Des écosystèmes et des villes sous pression
Dr Karen Palmer, une scientifique spécialiste du niveau de la mer à l'Université de Tasmanie dont les recherches ont été citées dans le rapport, avertit qu'il n'y a « aucun moyen d'échapper » aux impacts du changement climatique, même en Tasmanie.
« En Tasmanie, nous avons beaucoup d'écosystèmes uniques qui ne sont pas adaptés, même à de faibles augmentations de température », explique Dr Palmer. « Il s'agit de plantes qui ne sont pas du tout adaptées aux incendies ou de forêts urbaines qui ne sont pas adaptées à des périodes de sécheresse plus longues. »
Elle souligne que même si les effets diffèrent de ceux observés près de l'équateur, les conséquences pour la Tasmanie n'en seront pas moins difficiles à gérer.
Launceston : un cas d'étude sur le risque d'inondation
La ville de Launceston a été spécifiquement étudiée dans le rapport pour son risque d'« inondation estuarienne composée », un phénomène où plusieurs facteurs contribuent simultanément à une inondation.
La confluence des rivières North et South Esk avec les marées de tempête de l'estuaire de kanamaluka/Tamar rend la ville particulièrement vulnérable. Le rapport a révélé que ce risque augmentera avec le changement climatique.
Les modélisations sont alarmantes : d'ici 2090, certaines zones de Launceston pourraient être submergées par plus de deux mètres d'eau lors d'événements extrêmes.

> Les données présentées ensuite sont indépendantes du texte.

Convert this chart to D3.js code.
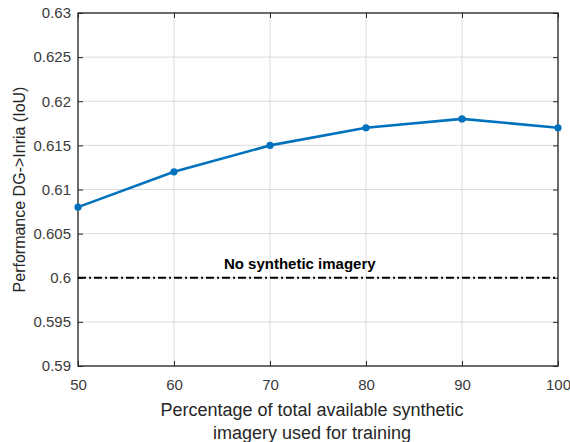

Erica Deegan, gestionnaire principale des actifs au conseil municipal de Launceston, a affirmé que la municipalité était « tout à fait consciente » de ce scénario. « Nous sommes prêts à réagir lorsqu'un événement d'inondation se produit », a-t-elle déclaré, soulignant la nécessité pour la communauté de se préparer.
Un choix réfléchi malgré les dangers
Jack Taylor et Anna Graham sont conscients des dangers climatiques qui menacent également leur nouvelle maison en Tasmanie. Cependant, ils restent convaincus d'avoir fait le bon choix.
Ils perçoivent leur décision comme le choix du « moindre de deux maux ». La perspective de faire face à des problèmes climatiques en Tasmanie leur semble plus gérable que de supporter la chaleur extrême et l'humidité du Queensland.
« Même si les types de problèmes que nous voyions dans le Queensland commençaient à se manifester ici, nous serions probablement simplement reconnaissants de devoir faire face à une sévérité moindre », conclut M. Taylor.
Leur histoire illustre un dilemme croissant : dans un monde qui se réchauffe, trouver un véritable refuge climatique devient de plus en plus difficile, même dans les endroits les plus reculés et les plus frais de la planète.